BY Bruno CoulombePublished May 23, 2022

Capelton Hill is located in Quebec's Eastern Townships, where you can visit one of the oldest copper mines in the country. The place is also dear to the heart of Stars' Torquil Campbell, whose grandfather used to build homes there in the late 1800s. It's no wonder then that the band's new album From Capelton Hill taps into themes of nostalgia, loss and hope, resulting in a beautiful, moving record.
Almost 25 years into their career with nine studio albums under their belt, Stars can pretty much do whatever they want. On 2017's There Is No Love in Fluorescent Light, they blended their recent dance-oriented work with the baroque pop of their early days. If that record was the sound of a band that know exactly what they are, From Capelton Hill reveals a band that know where they come from, aware of their legacy and willing to build on it to refine their craft. It's also their most relatable album in years, aiming for a more personal feel rather than cinematic grandeur.
To be clear, there is nothing here that Stars haven't done before. Tracks like "Back to the End" and "Hoping" hark back to the orchestral textures of their beloved classic Set Yourself on Fire, while "Build a Fire" echoes the dance floor aesthetics of 2014's No One Is Lost. But their experience allows them to draw from these trends without getting overburdened by them, which would lead to self-pastiche.
The greatest quality of From Capelton Hill is its restraint. In the past, Stars have had a tendency to overdo it. Of course, their melodramatic inclinations are part of their charm, but here, they rely on their strengths and let the quality of the songwriting do the rest. Opener "Palmistry" is a great example of that: a simple tune propelled by beautiful vocal harmonies with lush, but subtle string arrangements. Follow-up "Pretenders" is just as catchy, with its infectious hook and a chorus that evokes the jangle pop of the Stone Roses.
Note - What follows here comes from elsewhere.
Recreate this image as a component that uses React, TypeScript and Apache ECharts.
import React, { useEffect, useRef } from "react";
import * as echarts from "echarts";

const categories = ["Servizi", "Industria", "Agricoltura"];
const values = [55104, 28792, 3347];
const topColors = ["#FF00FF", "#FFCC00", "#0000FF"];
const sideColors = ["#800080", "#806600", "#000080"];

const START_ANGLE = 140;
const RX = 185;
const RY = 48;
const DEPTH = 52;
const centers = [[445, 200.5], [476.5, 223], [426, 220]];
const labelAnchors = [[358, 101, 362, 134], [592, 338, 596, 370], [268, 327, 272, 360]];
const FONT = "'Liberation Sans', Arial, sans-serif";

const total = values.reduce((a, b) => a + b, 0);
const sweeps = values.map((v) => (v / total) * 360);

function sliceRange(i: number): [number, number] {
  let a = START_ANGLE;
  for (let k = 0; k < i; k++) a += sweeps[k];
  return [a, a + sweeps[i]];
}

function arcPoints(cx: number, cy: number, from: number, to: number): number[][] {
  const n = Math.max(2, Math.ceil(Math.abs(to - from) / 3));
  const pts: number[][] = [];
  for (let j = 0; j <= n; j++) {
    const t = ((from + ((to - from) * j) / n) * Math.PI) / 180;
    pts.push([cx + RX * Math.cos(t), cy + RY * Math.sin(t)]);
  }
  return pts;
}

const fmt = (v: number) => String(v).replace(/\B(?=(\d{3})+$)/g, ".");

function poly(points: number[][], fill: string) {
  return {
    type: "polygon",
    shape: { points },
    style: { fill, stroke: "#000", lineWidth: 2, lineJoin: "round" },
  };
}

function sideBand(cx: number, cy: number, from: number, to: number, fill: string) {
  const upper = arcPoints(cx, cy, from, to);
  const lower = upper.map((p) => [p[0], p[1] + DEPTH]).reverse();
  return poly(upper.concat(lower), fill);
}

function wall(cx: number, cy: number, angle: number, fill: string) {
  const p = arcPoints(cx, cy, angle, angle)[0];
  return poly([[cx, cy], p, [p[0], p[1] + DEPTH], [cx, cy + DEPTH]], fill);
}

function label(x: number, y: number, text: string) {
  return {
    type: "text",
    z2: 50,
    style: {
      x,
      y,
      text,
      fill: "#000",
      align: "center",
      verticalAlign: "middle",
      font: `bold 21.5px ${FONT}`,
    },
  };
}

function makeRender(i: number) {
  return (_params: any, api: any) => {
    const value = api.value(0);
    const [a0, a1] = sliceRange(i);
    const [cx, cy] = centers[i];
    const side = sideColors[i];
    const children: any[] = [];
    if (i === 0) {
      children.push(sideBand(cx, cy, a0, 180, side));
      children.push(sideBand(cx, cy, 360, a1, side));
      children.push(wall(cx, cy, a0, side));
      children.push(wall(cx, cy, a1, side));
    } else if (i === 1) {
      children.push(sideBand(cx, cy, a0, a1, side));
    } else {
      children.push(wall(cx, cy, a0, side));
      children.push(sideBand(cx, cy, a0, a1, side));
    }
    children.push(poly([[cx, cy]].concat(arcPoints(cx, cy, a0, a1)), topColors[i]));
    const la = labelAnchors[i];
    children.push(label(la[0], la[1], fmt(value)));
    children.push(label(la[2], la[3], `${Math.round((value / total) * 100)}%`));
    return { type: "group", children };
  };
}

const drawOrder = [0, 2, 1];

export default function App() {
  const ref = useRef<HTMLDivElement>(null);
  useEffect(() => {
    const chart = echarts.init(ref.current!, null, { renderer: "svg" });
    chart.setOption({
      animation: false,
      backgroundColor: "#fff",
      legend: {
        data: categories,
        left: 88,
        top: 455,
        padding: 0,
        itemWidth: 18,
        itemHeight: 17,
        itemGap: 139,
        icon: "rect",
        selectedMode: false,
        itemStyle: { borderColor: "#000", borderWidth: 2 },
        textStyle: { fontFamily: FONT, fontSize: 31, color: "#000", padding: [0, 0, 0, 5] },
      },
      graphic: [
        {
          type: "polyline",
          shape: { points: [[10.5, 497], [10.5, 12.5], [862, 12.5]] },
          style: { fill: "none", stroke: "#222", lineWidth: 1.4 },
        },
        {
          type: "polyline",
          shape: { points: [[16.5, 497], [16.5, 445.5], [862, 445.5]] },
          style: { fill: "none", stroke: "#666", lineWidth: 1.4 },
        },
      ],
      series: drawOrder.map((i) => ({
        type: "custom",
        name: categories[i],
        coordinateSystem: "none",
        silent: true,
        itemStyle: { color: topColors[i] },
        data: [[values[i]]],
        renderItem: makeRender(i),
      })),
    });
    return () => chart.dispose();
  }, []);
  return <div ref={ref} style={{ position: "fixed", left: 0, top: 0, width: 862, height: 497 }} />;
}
Even Campbell's characteristic croon has been toned down a bit, resulting in some of his finest vocal work. His performance on acoustic closer "Snowy Owl" is especially moving, with lyrics about love, lost relationships and the passage of time that just feel quintessentially Stars: "Are you free tonight? / Yeah I miss you / One more stupid fight then I can kiss you / You don't sound the same, you sound stronger / We can't stay in this place any longer."
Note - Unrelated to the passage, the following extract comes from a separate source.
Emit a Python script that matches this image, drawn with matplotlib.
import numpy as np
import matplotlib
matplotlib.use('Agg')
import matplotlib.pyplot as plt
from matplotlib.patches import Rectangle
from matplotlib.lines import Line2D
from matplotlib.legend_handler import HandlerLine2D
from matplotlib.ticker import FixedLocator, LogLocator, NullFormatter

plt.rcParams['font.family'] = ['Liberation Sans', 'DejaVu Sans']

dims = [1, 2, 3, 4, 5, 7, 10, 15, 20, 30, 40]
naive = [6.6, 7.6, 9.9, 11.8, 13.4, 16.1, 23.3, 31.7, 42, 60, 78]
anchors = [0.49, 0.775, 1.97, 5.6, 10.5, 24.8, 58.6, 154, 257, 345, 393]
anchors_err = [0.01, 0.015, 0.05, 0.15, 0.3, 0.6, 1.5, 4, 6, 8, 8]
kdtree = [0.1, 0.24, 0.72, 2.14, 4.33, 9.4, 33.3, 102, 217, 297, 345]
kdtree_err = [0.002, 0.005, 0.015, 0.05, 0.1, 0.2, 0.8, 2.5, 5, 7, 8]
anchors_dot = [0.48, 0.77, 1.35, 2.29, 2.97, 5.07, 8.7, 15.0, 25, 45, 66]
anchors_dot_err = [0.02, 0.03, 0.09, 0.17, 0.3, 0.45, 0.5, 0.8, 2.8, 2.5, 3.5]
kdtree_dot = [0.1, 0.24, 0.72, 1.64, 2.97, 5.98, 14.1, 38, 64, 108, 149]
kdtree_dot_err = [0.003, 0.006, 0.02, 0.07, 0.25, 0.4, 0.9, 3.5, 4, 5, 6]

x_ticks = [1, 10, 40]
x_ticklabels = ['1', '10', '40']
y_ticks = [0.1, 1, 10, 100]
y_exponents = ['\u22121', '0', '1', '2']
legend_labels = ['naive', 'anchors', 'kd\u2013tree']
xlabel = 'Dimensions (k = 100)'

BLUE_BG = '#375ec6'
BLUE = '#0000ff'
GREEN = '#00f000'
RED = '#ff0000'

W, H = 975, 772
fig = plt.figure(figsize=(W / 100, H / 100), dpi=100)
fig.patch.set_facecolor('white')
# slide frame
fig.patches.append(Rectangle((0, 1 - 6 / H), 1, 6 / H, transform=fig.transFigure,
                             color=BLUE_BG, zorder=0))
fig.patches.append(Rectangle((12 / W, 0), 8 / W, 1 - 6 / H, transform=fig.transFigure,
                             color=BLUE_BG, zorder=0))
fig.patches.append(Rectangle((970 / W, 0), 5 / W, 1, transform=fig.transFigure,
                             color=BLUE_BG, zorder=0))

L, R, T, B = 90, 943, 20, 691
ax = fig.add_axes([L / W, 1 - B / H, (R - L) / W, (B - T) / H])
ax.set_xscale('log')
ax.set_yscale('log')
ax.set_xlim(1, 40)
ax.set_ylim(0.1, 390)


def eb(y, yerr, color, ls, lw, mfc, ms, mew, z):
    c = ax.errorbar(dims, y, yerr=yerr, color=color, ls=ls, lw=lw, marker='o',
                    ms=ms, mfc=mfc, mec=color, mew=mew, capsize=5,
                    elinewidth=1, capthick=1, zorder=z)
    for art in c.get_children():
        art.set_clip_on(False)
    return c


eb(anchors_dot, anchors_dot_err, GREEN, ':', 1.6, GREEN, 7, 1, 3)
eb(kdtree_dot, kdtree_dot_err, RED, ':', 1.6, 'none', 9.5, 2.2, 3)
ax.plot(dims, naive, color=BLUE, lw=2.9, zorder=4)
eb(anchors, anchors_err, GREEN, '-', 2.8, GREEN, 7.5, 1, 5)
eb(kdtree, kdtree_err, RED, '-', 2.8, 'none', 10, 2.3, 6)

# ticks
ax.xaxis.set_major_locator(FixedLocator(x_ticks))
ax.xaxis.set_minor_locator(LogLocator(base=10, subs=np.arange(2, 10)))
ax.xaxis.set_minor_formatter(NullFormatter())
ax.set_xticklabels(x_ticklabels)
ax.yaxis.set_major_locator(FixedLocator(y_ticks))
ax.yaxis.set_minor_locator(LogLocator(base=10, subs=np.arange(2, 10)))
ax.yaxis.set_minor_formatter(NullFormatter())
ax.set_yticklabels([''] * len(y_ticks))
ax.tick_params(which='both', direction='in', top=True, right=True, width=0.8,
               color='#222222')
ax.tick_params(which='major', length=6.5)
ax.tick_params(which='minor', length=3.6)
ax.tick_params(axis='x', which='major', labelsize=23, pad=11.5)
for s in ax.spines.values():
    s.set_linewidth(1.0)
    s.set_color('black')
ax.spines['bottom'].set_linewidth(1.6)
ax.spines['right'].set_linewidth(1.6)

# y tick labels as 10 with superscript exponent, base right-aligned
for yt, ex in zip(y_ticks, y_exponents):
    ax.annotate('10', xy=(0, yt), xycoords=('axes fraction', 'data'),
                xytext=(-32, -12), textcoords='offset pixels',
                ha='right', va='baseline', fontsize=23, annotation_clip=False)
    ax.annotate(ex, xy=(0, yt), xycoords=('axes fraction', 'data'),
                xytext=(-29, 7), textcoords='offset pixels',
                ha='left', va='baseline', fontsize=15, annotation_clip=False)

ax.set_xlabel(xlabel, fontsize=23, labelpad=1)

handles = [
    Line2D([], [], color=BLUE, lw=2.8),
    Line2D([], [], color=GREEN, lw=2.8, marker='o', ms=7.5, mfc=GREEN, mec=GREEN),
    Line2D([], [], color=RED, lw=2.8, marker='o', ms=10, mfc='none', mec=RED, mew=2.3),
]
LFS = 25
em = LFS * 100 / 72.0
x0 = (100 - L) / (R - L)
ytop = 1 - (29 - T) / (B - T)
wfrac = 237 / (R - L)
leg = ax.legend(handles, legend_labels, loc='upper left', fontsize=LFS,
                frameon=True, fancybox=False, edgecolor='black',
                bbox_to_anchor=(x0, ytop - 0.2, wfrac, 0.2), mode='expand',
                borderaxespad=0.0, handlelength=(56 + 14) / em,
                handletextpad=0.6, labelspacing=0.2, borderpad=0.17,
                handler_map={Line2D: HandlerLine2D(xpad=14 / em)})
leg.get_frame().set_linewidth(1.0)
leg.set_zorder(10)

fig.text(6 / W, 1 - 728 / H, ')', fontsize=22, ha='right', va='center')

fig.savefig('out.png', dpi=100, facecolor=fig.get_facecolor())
"Capelton Hill" is the true standout number. Propelled by an epic chorus, the song encapsulates the themes of nostalgia and loss at the heart of the record with its pandemic-tinged story of a family trading the city "for clouds in the south" after they had to "close up the house for one more year." It's the closest Stars have come yet to recapturing the magic of their 2004 anthem "Your Ex-Lover Is Dead," thanks in large part to the brilliant duet between Campbell and Amy Millan, who remains a shining presence throughout.
From Capelton Hill also benefits from the rich production of Marcus Paquin and Jace Lasek, two veterans of the Montreal scene. It's a finely textured record, where every instrument gets the space it requires, leaving more room for fingerpicked acoustic guitar or the French horn of Chris Seligman. The only real faux pas is the forgettable "If I Never See London Again," which suffers from an excess of studio effects to replicate '80s production style — from gated reverb to, yes, a sax solo.
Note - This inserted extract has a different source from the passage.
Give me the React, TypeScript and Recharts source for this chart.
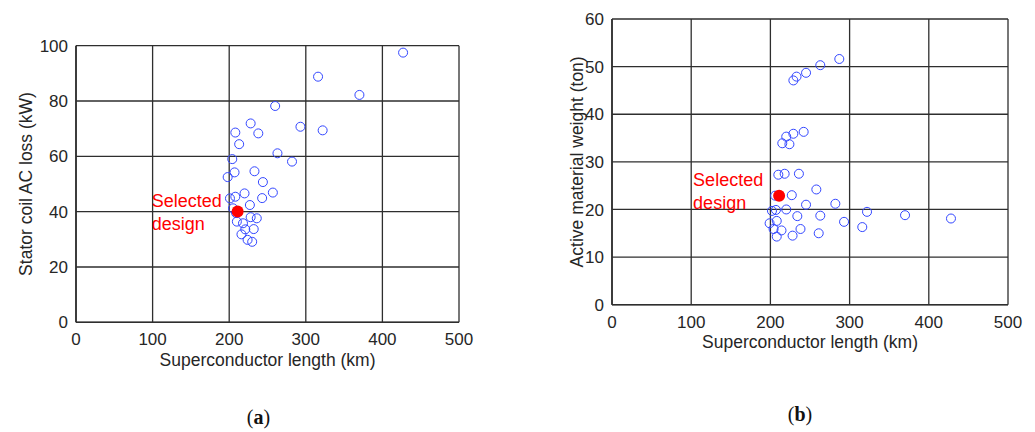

Overall, From Capelton Hill is a brilliant reminder that it's totally fine to rely on your strengths and build on them to produce beautiful music without having to constantly reach for new tricks. In terms of storytelling, there are very few bands that compare to Stars, which is why we still need them after all these years. In the end, those stories about growing up and whether we should hold on to the past or let it go aren't just about them, they're also about us.